MQSeries.net :: View topic - IIB's database connection management philosophy

McueMart · Posted: Thu May 14, 2015 4:14 am Post subject:

Hi all,

This post is an account of my experience, and is an opportunity for the knowledgeable people of this forum (hopefully including the devs...) to give their take on it.

When broker is managing ODBC/JDBC connections, the following set of steps can occur:

1) A flow processes message 1 and successfully connects to ODBC DSN 'TEST'
2) The 'TEST' database is now restarted
3) The flow processes message 2, and this time the flow throws an exception along the lines of: "[unixODBC]Communication link failure , [unixODBC]Disconnect error.".
4) The flow processes message 3, and this time the broker will successfully reconnect to the datasource and function normally.

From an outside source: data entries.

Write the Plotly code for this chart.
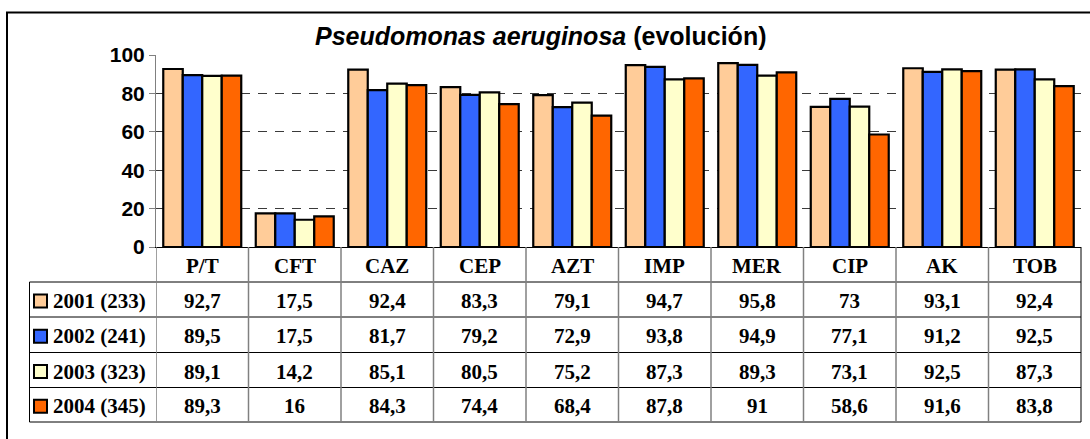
import plotly.graph_objects as go

# ---------------- data ----------------
categories = ["P/T", "CFT", "CAZ", "CEP", "AZT", "IMP", "MER", "CIP", "AK", "TOB"]
series_names = ["2001 (233)", "2002 (241)", "2003 (323)", "2004 (345)"]
v2001 = [92.7, 17.5, 92.4, 83.3, 79.1, 94.7, 95.8, 73, 93.1, 92.4]
v2002 = [89.5, 17.5, 81.7, 79.2, 72.9, 93.8, 94.9, 77.1, 91.2, 92.5]
v2003 = [89.1, 14.2, 85.1, 80.5, 75.2, 87.3, 89.3, 73.1, 92.5, 87.3]
v2004 = [89.3, 16, 84.3, 74.4, 68.4, 87.8, 91, 58.6, 91.6, 83.8]
y_ticks = [0, 20, 40, 60, 80, 100]
title_html = "<b><i>Pseudomonas aeruginosa</i> (evolución)</b>"

series_values = [v2001, v2002, v2003, v2004]
colors = ["#FFCC99", "#3366FF", "#FFFFCC", "#FF6600"]

# ---------------- geometry (figure pixels) ----------------
W, H = 1090, 439
L, R, T, B = 156, 9, 55, 192
PW = W - L - R
PH = H - T - B
PLOT_BOTTOM = H - B


def px_x(px):
    return (px - L) / PW


def px_y(py):
    return (PLOT_BOTTOM - py) / PH


def fmt(v):
    if float(v).is_integer():
        return str(int(v))
    return str(v).replace(".", ",")


fig = go.Figure()
for name, vals, col in zip(series_names, series_values, colors):
    fig.add_trace(go.Bar(
        x=categories, y=vals, name=name,
        marker=dict(color=col, line=dict(color="black", width=2.2)),
        showlegend=False,
    ))

sans = "Liberation Sans, Arial, sans-serif"
serif = "Liberation Serif, Times New Roman, serif"

fig.update_layout(
    width=W, height=H, autosize=False,
    margin=dict(l=L, r=R, t=T, b=B, pad=0),
    paper_bgcolor="white", plot_bgcolor="white",
    barmode="group", bargap=0.157, bargroupgap=0,
    xaxis=dict(
        type="category", range=[-0.5, len(categories) - 0.5],
        showticklabels=False, ticks="", showgrid=False, zeroline=False,
        showline=True, linecolor="black", linewidth=1,
    ),
    yaxis=dict(
        range=[0, 100], tickvals=y_ticks, ticks="outside", ticklen=6,
        tickcolor="#808080", tickwidth=1,
        showline=True, linecolor="#808080", linewidth=1,
        showgrid=True, gridcolor="#3a3a3a", gridwidth=1, griddash="9px,8px",
        zeroline=False,
        tickfont=dict(family=sans, size=21, color="black", weight="bold"),
    ),
)

shapes = []
annotations = []

# outer frame
shapes.append(dict(type="rect", xref="paper", yref="paper",
                   x0=px_x(7), x1=px_x(1120), y0=px_y(470), y1=px_y(12.5),
                   line=dict(color="black", width=2), fillcolor="rgba(0,0,0,0)",
                   layer="above"))

# title
annotations.append(dict(text=title_html, xref="paper", yref="paper",
                        x=px_x(541), y=px_y(36), xanchor="center", yanchor="middle",
                        showarrow=False,
                        font=dict(family=sans, size=25, color="black", weight="bold")))

# table rows
row_edges = [282, 317, 352.5, 387.5, 422]
table_left = 29.5
table_right = L + PW

for py in row_edges:
    shapes.append(dict(type="line", xref="paper", yref="paper",
                       x0=px_x(table_left), x1=px_x(table_right),
                       y0=px_y(py), y1=px_y(py),
                       line=dict(color="black", width=1)))
# left border of label column
shapes.append(dict(type="line", xref="paper", yref="paper",
                   x0=px_x(table_left), x1=px_x(table_left),
                   y0=px_y(row_edges[0]), y1=px_y(row_edges[-1]),
                   line=dict(color="black", width=1)))
# right border
shapes.append(dict(type="line", xref="paper", yref="paper",
                   x0=1, x1=1, y0=0, y1=px_y(row_edges[-1]),
                   line=dict(color="black", width=1)))
# vertical gray separators at category edges
for i in range(len(categories)):
    shapes.append(dict(type="line", xref="x", yref="paper",
                       x0=i - 0.5, x1=i - 0.5, y0=0, y1=px_y(row_edges[-1]),
                       line=dict(color="#808080", width=1.5)))

# header labels
for c in categories:
    annotations.append(dict(text="<b>%s</b>" % c, xref="x", yref="paper",
                            x=c, y=px_y(265.5), xanchor="center", yanchor="middle",
                            showarrow=False,
                            font=dict(family=serif, size=21, color="black")))

# data rows
for r, (name, vals, col) in enumerate(zip(series_names, series_values, colors)):
    top = row_edges[r]
    bot = row_edges[r + 1]
    cy = (top + bot) / 2 + 1.5
    # legend key
    shapes.append(dict(type="rect", xref="paper", yref="paper",
                       x0=px_x(34), x1=px_x(47), y0=px_y(cy + 6.5), y1=px_y(cy - 6.5),
                       fillcolor=col, line=dict(color="black", width=2)))
    annotations.append(dict(text="<b>%s</b>" % name, xref="paper", yref="paper",
                            x=px_x(51), y=px_y(cy), xanchor="left", yanchor="middle",
                            showarrow=False,
                            font=dict(family=serif, size=21, color="black")))
    for c, v in zip(categories, vals):
        annotations.append(dict(text="<b>%s</b>" % fmt(v), xref="x", yref="paper",
                                x=c, y=px_y(cy), xanchor="center", yanchor="middle",
                                showarrow=False,
                                font=dict(family=serif, size=21, color="black")))

fig.update_layout(shapes=shapes, annotations=annotations)
fig.write_html("out.html",
               config={"displayModeBar": False},
               post_script="document.body.style.margin='0';document.body.style.padding='0';"
                           "document.body.style.overflow='hidden';")
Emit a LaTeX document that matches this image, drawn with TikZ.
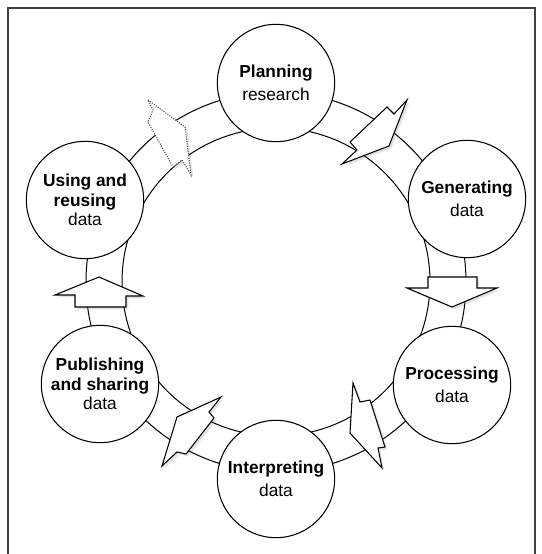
\documentclass[tikz,border=0pt]{standalone}
\usepackage{fontspec}
\setmainfont{Liberation Sans}
\usetikzlibrary{shadows}

\tikzset{
  stage/.style={circle, draw, fill=white, line width=.8pt, minimum size=88pt,
    inner sep=0pt, align=center, font=\fontsize{13}{14.5}\selectfont},
  blockarrow/.style={draw, fill=white, line width=.8pt, line join=miter,
    drop shadow={shadow xshift=1.8pt, shadow yshift=-1.8pt, opacity=.22}},
}

\begin{document}
\begin{tikzpicture}[x=.75pt, y=-.75pt]
\useasboundingbox (0,0) rectangle (542,554);
\draw[black!75, line width=.8pt] (8,8) rectangle (535,570);

% the ring
\coordinate (c) at (276,282);
\draw[line width=.75pt] (c) circle (154) (c) circle (190);

% stages of the cycle
\node[stage] (plan)   at (276,83)  {\textbf{Planning}\\[2.5pt]research};
\node[stage] (gen)    at (467,199) {\textbf{Generating}\\[2.5pt]data};
\node[stage] (proc)   at (452,385) {\textbf{Processing}\\[2.5pt]data};
\node[stage] (interp) at (276,479) {\textbf{Interpreting}\\[2.5pt]data};
\node[stage] (publ)   at (100,384) {\textbf{Publishing}\\\textbf{and sharing}\\data};
\node[stage] (reuse)  at (85,200)  {\textbf{Using and}\\\textbf{reusing}\\data};

% block arrows on the ring
\draw[blockarrow] (407,100) -- (394,114) -- (387,107) -- (350,142) -- (357,150)
  -- (342,164) -- (389,146) -- cycle;
\draw[blockarrow] (428,277) -- (477,277) -- (477,288) -- (497,288) -- (452,307)
  -- (407,288) -- (428,288) -- cycle;
\draw[blockarrow] (353,383) -- (360,402) -- (370,400) -- (385,447) -- (378,448)
  -- (382,468) -- (350,433) -- cycle;
\draw[blockarrow] (221,397) -- (209,412) -- (214,418) -- (186,454) -- (177,452)
  -- (162,466) -- (177,417) -- cycle;
\draw[blockarrow] (75,307) -- (126,307) -- (126,296) -- (143,296) -- (99,277)
  -- (55,295) -- (75,295) -- cycle;
% last step, not closed yet
\draw[blockarrow, draw=black!70, densely dotted] (148,100) -- (185,127) -- (191,175)
  -- (182,160) -- (173,167) -- (148,122) -- (153,110) -- cycle;
\end{tikzpicture}
\end{document}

I have confirmed via PMR that this is the expected behavior. What im having a hard time understanding, is why it has been implemented like this, and what we can do about it.

Ideally I would like it to work like this:

1) A flow processes message 1 and successfully connects to ODBC DSN 'TEST'
2) The 'TEST' database is now restarted
3) A flow processes message 2. The broker detects that the ODBC connection is broken and attempts to reconnect it. The reconnected connection is then used to process the work - which succeeds.

So hopefully it's clear from this example that I don't understand why broker has to function like:

"Ohhh yea, I see this connection is broken - let me throw an exception to let you know this! After that I'll mark the connection as broken and clear this connection out of my pool so that future messages will attempt to reconnect".

From a user's perspective, I don't want broker throwing an exception when the connection is broken UNLESS it really cannot re-connect (i.e. the DB is down).

My thoughts about how can we work around this kind of error:

1) Implement logic down the 'catch' leg of a flow which detects this particular type of exception. *Non-transactionally* , send the original input message back to the input queue. The flow will then have to rollback (we cant commit any other work which might have been done via another DataSource).

2) Put procedures in place that any time a database is restarted, any execution groups which had connections to it need to also be restarted. This wouldn't fix the issue of the odd network blip causing a DB connection to be broken though.

3) Raise an RFE to ask IBM to re-visit their implementation, or at least provide a 'Clear connection pool' facility, so we can immediately clear the 'broken' connection pool after we know a database has been restarted. IBM has stated that this behavior has been in place for a long time, so I fear my chances of success if I go this route...

Couldn't find that this had been discussed previously (Lots of discussion about broker's (lack of) connection pooling , but nothing on this precise issue) - so any input is appreciated.